RIGID GRAPH COMPRESSION: MOTIF-BASED RIGIDITY ANALYSIS FOR DISORDERED FIBER NETWORKS.

Using particle-scale models to accurately describe property enhancements and phase transitions in macroscopic behavior is a major engineering challenge in composite materials science. To address some of these challenges, we use the graph theoretic property of rigidity to model mechanical reinforcement in composites with stiff rod-like particles. We develop an efficient algorithmic approach called (RGC) to describe the transition from floppy to rigid in disordered fiber networks ("rod-hinge systems"), which form the reinforcing phase in many composite systems. To establish RGC on a firm theoretical foundation, we adapt rigidity matroid theory to identify primitive topological network motifs that serve as rules for composing interacting rigid particles into larger rigid components.
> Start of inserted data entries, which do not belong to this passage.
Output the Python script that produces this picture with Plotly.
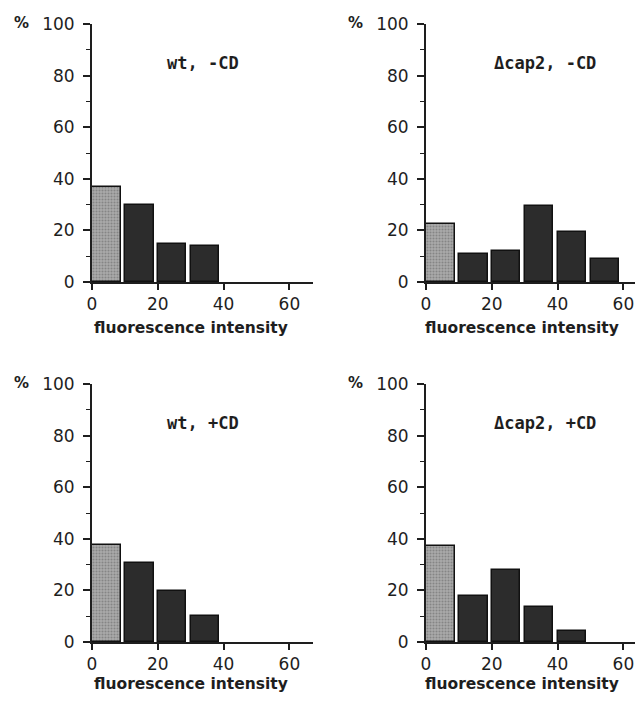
import plotly.graph_objects as go

bins = [0, 10, 20, 30, 40, 50]
wt_minus = [36.7, 29.7, 14.7, 14.1, 0, 0]
cap2_minus = [22.4, 10.7, 12.2, 29.4, 19.4, 8.8]
wt_plus = [37.6, 30.5, 19.7, 10.1, 0, 0]
cap2_plus = [37.1, 17.7, 28.1, 13.6, 4.3, 0]
panel_titles = ["wt, -CD", "\u0394cap2, -CD", "wt, +CD", "\u0394cap2, +CD"]
x_ticks = [0, 20, 40, 60]
y_ticks = [0, 20, 40, 60, 80, 100]
x_label = "fluorescence intensity"
y_label = "%"

W, H = 635, 704
panels = [
    # data, xaxis id, yaxis id, x px (axis, right end), y px (0, 100), label offset
    (wt_minus, "x", "y", 92, 313, 282, 24, 46),
    (cap2_minus, "x2", "y2", 426, 635, 282, 24, 46),
    (wt_plus, "x3", "y3", 92, 313, 642, 384, 42),
    (cap2_plus, "x4", "y4", 426, 635, 642, 384, 42),
]
PX_PER_UNIT = 3.29

fig = go.Figure()
tick_font = dict(family="DejaVu Sans", size=17, color="#1e1e1e")
bold_font = dict(family="DejaVu Sans", size=15.5, color="#1e1e1e")

for i, (vals, xa, ya, x0, x1, y0, y1, loff) in enumerate(panels):
    # gray first bin
    fig.add_trace(go.Bar(
        x=bins[:1], y=vals[:1], xaxis=xa, yaxis=ya, offset=0, width=8.7,
        marker=dict(color="#a0a0a0",
                    line=dict(color="#111111", width=1.5),
                    pattern=dict(shape=".", fgcolor="#606060", bgcolor="#ababab", size=3, solidity=0.4)),
        showlegend=False, hoverinfo="skip"))
    nz = [(b, v) for b, v in zip(bins[1:], vals[1:]) if v > 0]
    fig.add_trace(go.Bar(
        x=[b for b, _ in nz], y=[v for _, v in nz], xaxis=xa, yaxis=ya, offset=0, width=8.7,
        marker=dict(color="#2c2c2c", line=dict(color="#111111", width=1.5)),
        showlegend=False, hoverinfo="skip"))

    sfx = "" if i == 0 else str(i + 1)
    xmax = (x1 - x0) / PX_PER_UNIT
    fig.layout["xaxis" + sfx] = dict(
        domain=[x0 / W, x1 / W], range=[0, xmax], anchor="y" + sfx, automargin=False,
        tickvals=x_ticks, ticks="outside", ticklen=6, tickwidth=1.5, tickcolor="#1e1e1e",
        showline=True, linecolor="#1e1e1e", linewidth=2, showgrid=False, zeroline=False,
        tickfont=tick_font, fixedrange=True)
    fig.layout["yaxis" + sfx] = dict(
        domain=[1 - y0 / H, 1 - y1 / H], range=[0, 100], anchor="x" + sfx, automargin=False,
        tickvals=y_ticks, ticks="outside", ticklen=7, tickwidth=1.5, tickcolor="#1e1e1e",
        minor=dict(ticks="outside", ticklen=4, tickwidth=1, tickcolor="#1e1e1e", dtick=10, tick0=0),
        showline=True, linecolor="#1e1e1e", linewidth=2, showgrid=False, zeroline=False,
        tickfont=tick_font, ticklabelstandoff=5, fixedrange=True)

    # panel title
    fig.add_annotation(x=(x0 + (203 - 92 if x0 < 200 else 545 - 426)) / W, y=1 - (y1 + 39) / H,
                       xref="paper", yref="paper", text="<b>" + panel_titles[i] + "</b>",
                       showarrow=False, font=dict(family="DejaVu Sans Mono", size=17, color="#1e1e1e"),
                       xanchor="center", yanchor="middle")
    # x label
    fig.add_annotation(x=(x0 + (191 - 92 if x0 < 200 else 522 - 426)) / W, y=1 - (y0 + loff) / H,
                       xref="paper", yref="paper", text="<b>" + x_label + "</b>",
                       showarrow=False, font=bold_font, xanchor="center", yanchor="middle")
    # % label
    fig.add_annotation(x=(x0 - 71) / W, y=1 - (y1 - 1) / H,
                       xref="paper", yref="paper", text="<b>" + y_label + "</b>",
                       showarrow=False, font=dict(family="DejaVu Sans", size=15, color="#1e1e1e"),
                       xanchor="center", yanchor="middle")

fig.update_layout(width=W, height=H, margin=dict(l=0, r=0, t=0, b=0, autoexpand=False),
                  paper_bgcolor="white", plot_bgcolor="white", bargap=0)
fig.write_html("out.html")
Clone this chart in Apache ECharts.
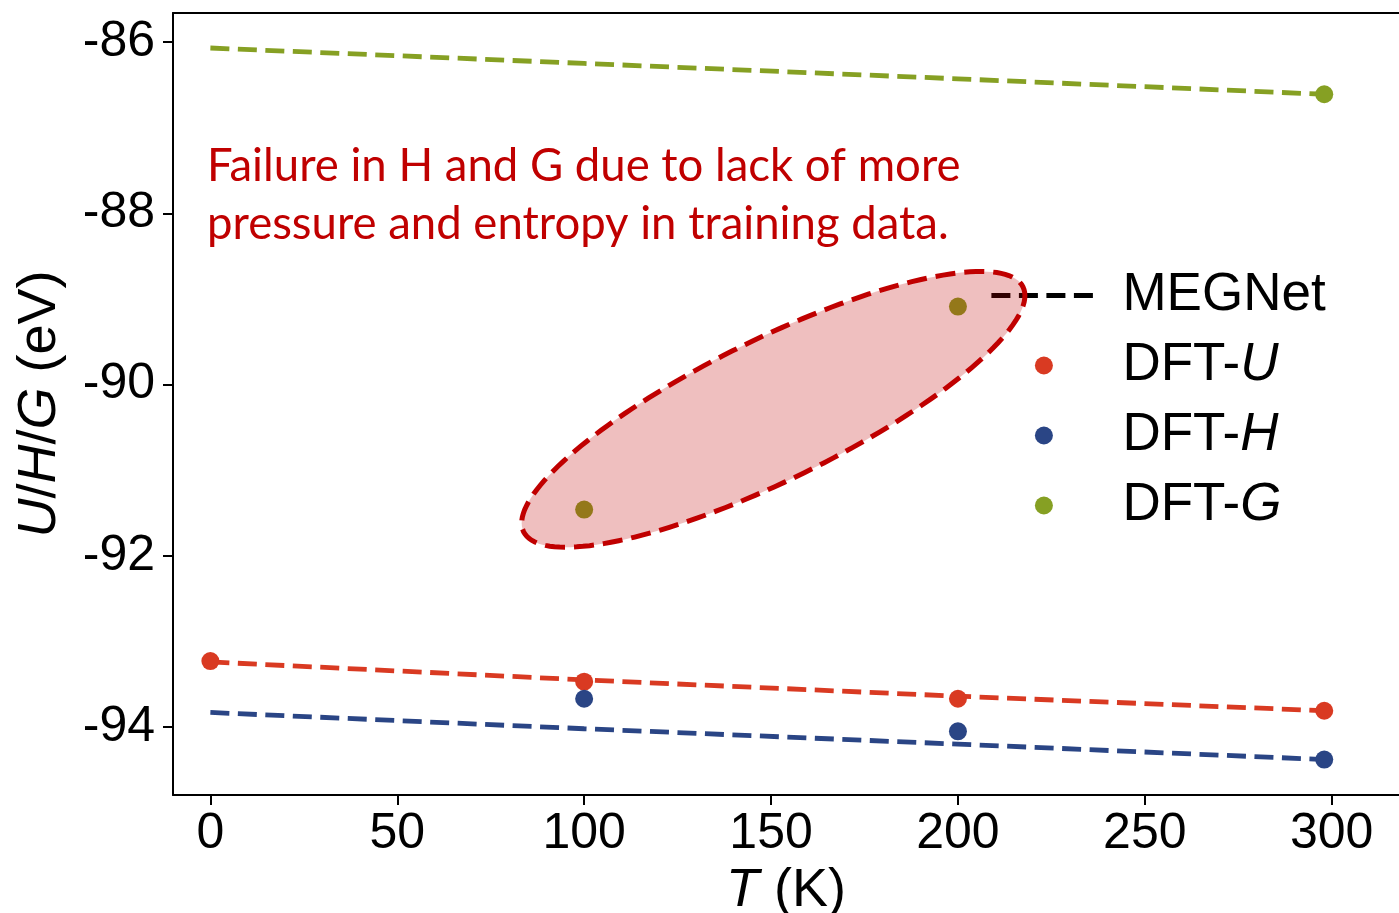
<!DOCTYPE html>
<html>
<head>
<meta charset="utf-8">
<script src="https://cdn.jsdelivr.net/npm/echarts@6/dist/echarts.min.js"></script>
<style>html,body{margin:0;padding:0;background:#fff;}#c{width:1399px;height:913px;}</style>
</head>
<body>
<div id="c"></div>
<script>
// ---- data ----
const xTicks = [0, 50, 100, 150, 200, 250, 300];
const yTicks = [-94, -92, -90, -88, -86];
const tMeg = [0, 100, 200, 298];
const megU = [-93.24, -93.45, -93.64, -93.81];
const megH = [-93.83, -94.02, -94.20, -94.38];
const megG = [-86.07, -86.25, -86.43, -86.61];
const tU = [0, 100, 200, 298];
const dftU = [-93.23, -93.47, -93.67, -93.81];
const tH = [100, 200, 298];
const dftH = [-93.67, -94.05, -94.38];
const tG = [100, 200, 298];
const dftG = [-91.46, -89.09, -86.61];
// annotation ellipse (data units): centre, major and minor half-axis vectors
const ellCenter = [150.6, -90.29];
const ellMajor = [66.8, 1.43];
const ellMinor = [8.3, -0.74];
const noteLines = ['Failure in H and G due to lack of more', 'pressure and entropy in training data.'];

const cRed = '#d93a22', cBlue = '#2a4585', cGreen = '#86a023';
const FONT = 'Liberation Sans';
const FS = 50;
const NFS = 54;
const LFS = 53;
const dash = [19, 8.5];

const zip = (a, b) => a.map((v, i) => [v, b[i]]);

const el = document.getElementById('c');
const chart = echarts.init(el, null, {renderer: 'canvas'});

const lineSeries = (name, xs, ys, color) => ({
  name, type: 'line', data: zip(xs, ys), showSymbol: false, symbol: 'none',
  lineStyle: {color, width: 4.8, type: dash}, itemStyle: {color}, z: 2, silent: true
});
const dotSeries = (name, xs, ys, color) => ({
  name, type: 'scatter', data: zip(xs, ys), symbol: 'circle', symbolSize: 18,
  itemStyle: {color, opacity: 1}, z: 3, silent: true
});

const option = {
  animation: false,
  backgroundColor: '#fff',
  grid: {left: 173, top: 13, right: 0, bottom: 118, containLabel: false, outerBoundsMode: 'none'},
  xAxis: [{
    type: 'value', min: -10, max: 318, position: 'bottom',
    axisLine: {show: true, onZero: false, lineStyle: {color: '#000', width: 2}},
    axisTick: {show: true, length: 10, lineStyle: {color: '#000', width: 2}, customValues: xTicks},
    axisLabel: {color: '#000', fontSize: FS, fontFamily: FONT, margin: 14, customValues: xTicks},
    splitLine: {show: false},
    name: '{i|T} (K)', nameLocation: 'middle', nameGap: 63,
    nameTextStyle: {color: '#000', fontSize: NFS, fontFamily: FONT,
      rich: {i: {fontStyle: 'italic', fontSize: NFS, fontFamily: FONT, color: '#000'}}}
  }, {
    type: 'value', min: -10, max: 318, position: 'top',
    axisLine: {show: true, onZero: false, lineStyle: {color: '#000', width: 2}},
    axisTick: {show: false}, axisLabel: {show: false}, splitLine: {show: false}
  }],
  yAxis: {
    type: 'value', min: -94.794, max: -85.661,
    axisLine: {show: true, onZero: false, lineStyle: {color: '#000', width: 2}},
    axisTick: {show: true, length: 10, lineStyle: {color: '#000', width: 2}, customValues: yTicks},
    axisLabel: {color: '#000', fontSize: FS, fontFamily: FONT, margin: 18, customValues: yTicks},
    splitLine: {show: false},
    name: '{i|U}/{i|H}/{i|G} (eV)', nameLocation: 'middle', nameGap: 106,
    nameTextStyle: {color: '#000', fontSize: NFS, fontFamily: FONT,
      rich: {i: {fontStyle: 'italic', fontSize: NFS, fontFamily: FONT, color: '#000'}}}
  },
  legend: {
    orient: 'vertical', left: 984, top: 264, itemGap: 17,
    itemWidth: 105, itemHeight: 18,
    data: [
      {name: 'MEGNet', itemStyle: {color: 'rgba(0,0,0,0)', borderWidth: 0, opacity: 0},
       lineStyle: {color: '#000', width: 4.8, type: dash}},
      {name: 'DFT-U'}, {name: 'DFT-H'}, {name: 'DFT-G'}
    ],
    formatter: function (name) {
      if (name === 'MEGNet') return '{n|MEGNet}';
      return '{n|DFT-}{i|' + name.slice(4) + '}';
    },
    textStyle: {
      color: '#000', fontSize: LFS, fontFamily: FONT, lineHeight: 50, padding: [0, 0, 0, 21],
      rich: {
        n: {fontSize: LFS, fontFamily: FONT, color: '#000', lineHeight: 50},
        i: {fontSize: LFS, fontFamily: FONT, color: '#000', fontStyle: 'italic', lineHeight: 50}
      }
    },
    selectedMode: false
  },
  graphic: [{
    type: 'text', left: 207, top: 137, z: 5,
    style: {
      text: noteLines.join('\n'), fill: '#c00000', font: '45.5px Lato', lineHeight: 58
    }
  }],
  series: [
    {name: 'MEGNet', type: 'line', data: [], symbol: 'none', lineStyle: {color: '#000', width: 4.8, type: dash}, itemStyle: {color: '#000'}},
    lineSeries('MEGNet-U', tMeg, megU, cRed),
    lineSeries('MEGNet-H', tMeg, megH, cBlue),
    lineSeries('MEGNet-G', tMeg, megG, cGreen),
    dotSeries('DFT-U', tU, dftU, cRed),
    dotSeries('DFT-H', tH, dftH, cBlue),
    dotSeries('DFT-G', tG, dftG, cGreen),
    {
      name: 'ellipse', type: 'custom', z: 10, silent: true, clip: false,
      data: [ellCenter],
      renderItem: function (params, api) {
        const pts = [];
        const N = 160;
        for (let k = 0; k < N; k++) {
          const t = 2 * Math.PI * k / N;
          const x = ellCenter[0] + ellMajor[0] * Math.cos(t) + ellMinor[0] * Math.sin(t);
          const y = ellCenter[1] + ellMajor[1] * Math.cos(t) + ellMinor[1] * Math.sin(t);
          pts.push(api.coord([x, y]));
        }
        return {
          type: 'polygon', shape: {points: pts},
          style: {fill: 'rgba(192,0,0,0.25)', stroke: '#c00000', lineWidth: 5, lineDash: [20, 9]}
        };
      }
    }
  ]
};
chart.setOption(option);
</script>
</body>
</html>
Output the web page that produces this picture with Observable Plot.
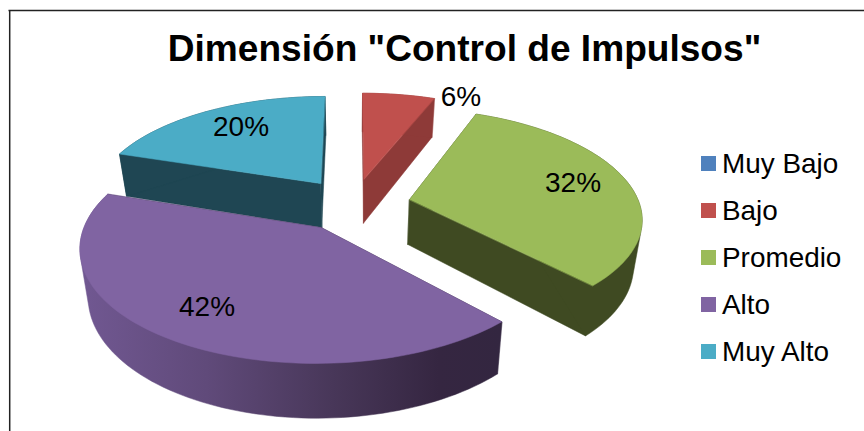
<!DOCTYPE html>
<html>
<head>
<meta charset="utf-8">
<script src="https://cdn.jsdelivr.net/npm/d3@7"></script>
<script src="https://cdn.jsdelivr.net/npm/@observablehq/plot@0.6"></script>
<style>html,body{margin:0;padding:0;background:#fff;overflow:hidden}svg{display:block}</style>
</head>
<body>
<script>
const titleText = 'Dimensión "Control de Impulsos"';
const categories = ["Muy Bajo", "Bajo", "Promedio", "Alto", "Muy Alto"];
const percents = [0, 6, 32, 42, 20];
const topColors = ["#4f81bd", "#c0504d", "#9bbb59", "#8064a2", "#4bacc6"];
const wallColors = ["#2a4565", "#8e3a38", "#3f4a22", "url(#altoWall)", "#1f4653"];
const drawOrder = [1, 4, 2, 3];
const labelSpots = {1: [460.5, 97], 2: [572.5, 183], 3: [206.5, 307], 4: [240.5, 127]};

// Perspective view of the exploded pie
const W = 864, H = 431;
const view = {ox: 353, oy: 204, a: 230, b: 106.6, k: 0.155, explode: 0.25};
const project = (u, v) => {
  const w = 1 + view.k * v;
  return [view.ox + view.a * u / w, view.oy - view.b * v / w];
};
const lower = ([x, y]) => [view.ox + 0.97 * (x - view.ox), 1.06 * y + 33];

const total = d3.sum(percents);
let running = 0;
const slices = percents.map((p, i) => {
  const t0 = running / total * 2 * Math.PI;
  running += p;
  const t1 = running / total * 2 * Math.PI;
  const mid = (t0 + t1) / 2;
  const cu = view.explode * Math.sin(mid), cv = view.explode * Math.cos(mid);
  const n = Math.max(2, Math.ceil((t1 - t0) / 0.03));
  const arc = d3.range(n + 1).map(j => {
    const t = t0 + (t1 - t0) * j / n;
    return project(cu + Math.sin(t), cv + Math.cos(t));
  });
  return {i, apex: project(cu, cv), arc};
});

const poly = (points, fill) => Plot.line(points, {
  x: d => d[0], y: d => d[1], fill, stroke: fill, strokeWidth: 0.5, curve: "linear-closed"
});

const pieMarks = drawOrder.flatMap(i => {
  const s = slices[i];
  const aLow = lower(s.apex), arcLow = s.arc.map(lower);
  const first = s.arc[0], last = s.arc[s.arc.length - 1];
  return [
    poly([s.apex, first, arcLow[0], aLow], wallColors[i] === "url(#altoWall)" ? "#332640" : wallColors[i]),
    poly([s.apex, last, arcLow[arcLow.length - 1], aLow], wallColors[i] === "url(#altoWall)" ? "#332640" : wallColors[i]),
    poly(d3.polygonHull([...s.arc, ...arcLow]), wallColors[i]),
    poly([s.apex, ...s.arc], topColors[i])
  ];
});

const legendRows = categories.map((name, i) => ({name, color: topColors[i], y: 163.5 + 47 * i}));
const labelRows = percents.flatMap((p, i) => p > 0
  ? [{text: p + "%", x: labelSpots[i][0], y: labelSpots[i][1]}] : []);

const gradientDefs = () => {
  const ns = "http://www.w3.org/2000/svg";
  const defs = document.createElementNS(ns, "defs");
  const g = document.createElementNS(ns, "linearGradient");
  g.setAttribute("id", "altoWall");
  [[0, "#715892"], [0.3, "#604a7a"], [0.6, "#483759"], [0.85, "#352641"], [1, "#332640"]].forEach(([o, c]) => {
    const st = document.createElementNS(ns, "stop");
    st.setAttribute("offset", o);
    st.setAttribute("stop-color", c);
    g.appendChild(st);
  });
  defs.appendChild(g);
  return defs;
};

const font = "Liberation Sans, Arial, sans-serif";
const chart = Plot.plot({
  width: W, height: H,
  margin: 0,
  x: {domain: [0, W], range: [0, W], axis: null},
  y: {domain: [0, H], range: [0, H], axis: null},
  style: {background: "#fff", fontFamily: font},
  marks: [
    gradientDefs,
    Plot.ruleY([10], {x1: 8.5, x2: W, stroke: "#222", strokeWidth: 1.5}),
    Plot.ruleX([9.2], {y1: 10, y2: H, stroke: "#222", strokeWidth: 1.5}),
    ...pieMarks,
    Plot.text([titleText], {
      x: 464, y: 60, text: d => d, fontSize: 37.1, fontWeight: "bold",
      fill: "#000", lineAnchor: "bottom", fontFamily: font
    }),
    Plot.text(labelRows, {
      x: "x", y: "y", text: "text", fontSize: 28, fill: "#000", fontFamily: font
    }),
    Plot.rect(legendRows, {
      x1: () => 701, x2: () => 716, y1: d => d.y - 7.5, y2: d => d.y + 7.5,
      fill: "color", inset: 0
    }),
    Plot.text(legendRows, {
      x: () => 721.5, y: "y", text: "name", textAnchor: "start",
      fontSize: 27.9, fill: "#000", fontFamily: font
    })
  ],
  color: {type: "identity"}
});
document.body.appendChild(chart);
</script>
</body>
</html>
This approach is computationally efficient and stable, because RGC requires only topological information about rod interactions (encoded by a sparse unweighted network) rather than geometrical details such as rod locations or pairwise distances (as required in rigidity matroid theory). We conduct numerical experiments on simulated two-dimensional rod-hinge systems to demonstrate that RGC closely approximates the rigidity percolation threshold for such systems, through comparison with the pebble game algorithm (which is exact in two dimensions). Importantly, whereas the pebble game is derived from Laman's condition and is only valid in two dimensions, the RGC approach naturally extends to higher dimensions.